Supreme Court to decide if FCC has authority over rates

January 23, 2001|By Lyle Denniston | Lyle Denniston,SUN NATIONAL STAFF

WASHINGTON - Stepping into the competition over high-speed Internet access, the Supreme Court agreed yesterday to rule on the fees that cable operators must pay when they simultaneously deliver Internet services and television programs over the same cables.

Electric utilities that own the poles or underground conduits that hold cables have been imposing surcharges when a cable company transmits data services, such as Internet access, as well as TV signals.

The outcome of the case could alter the competition between cable companies and phone companies as each seeks the upper hand in giving customers the means for much faster access to the Internet.

Phone companies have been answering the challenge posed by cable companies by offering high-speed, digital-subscriber line (DSL) Internet service.

The Federal Communications Commission has authority, under a law that dates to 1978, to restrict the rental rates that utilities charge for "pole attachments" when cables are used solely for TV transmission. Now, the agency and the cable industry contend that the FCC may also limit the rental rates for cable companies to deliver Internet access simultaneously over those lines.

The 11th U.S. Circuit Court of Appeals in Atlanta ruled in April that the FCC had no authority to regulate rates that utility companies charge for pole attachments used for links to the Internet. The court also ruled that the FCC had no power to regulate rates for attachments for wireless communications companies.

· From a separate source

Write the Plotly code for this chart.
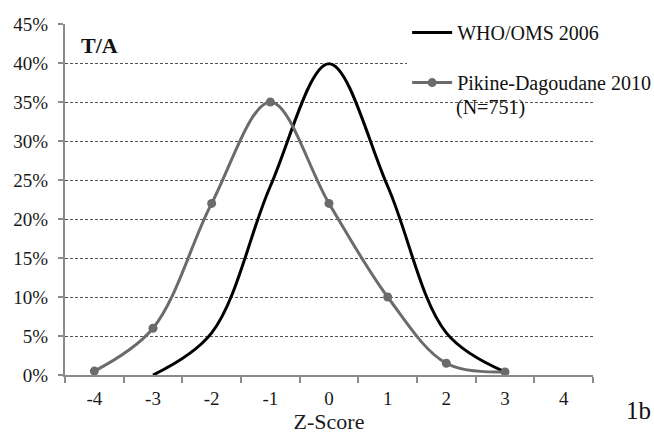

The FCC and the National Cable Television Association, an industry trade group, filed separate appeals, urging the justices to restore full rate-regulating authority to the commission. They argue that 1996 amendments to the federal Pole Attachment Act make clear that the FCC can regulate the rental rate for any attachment, regardless of how the equipment is used.

Besides taking on that dispute, the Supreme Court moved back yesterday into the battle over local telephone service, and access to it by the former long-distance carriers.

Two years ago, the court upheld the FCC's power to regulate the fees that local companies charge long-distance rivals to use existing telephone networks to compete for the same local customers.

This time, the court agreed to decide how the FCC should devise formulas for connection or access charges. The companies that are seeking to move into local telephone service insist that the charges should be no higher than if the local companies used the most up-to-date and efficient technology - a hypothetical calculation.

The local companies counter that the charges must take account of their historic costs and that their charges should allow them to recoup their investments in existing plant and equipment.

The 8th U.S. Circuit Court of Appeals, based in St. Louis, ruled in July that the FCC need not take into account a local company's historic costs. But it said the commission may not calculate costs based on a hypothetical, most-efficient operator. It must set charges based on each local company's actual costs, the lower court said.

The justices agreed to hear five separate appeals on the dispute, pitting three regional Bell companies - Verizon Communications Inc., SBC Communications Inc. and BellSouth Corp. - against the FCC, AT&T Corp. and other telephone competitors now entering the local phone market.

The Supreme Court will hold hearings in October on both the telephone cases and the Internet access case. It is not expected to rule on either until next year.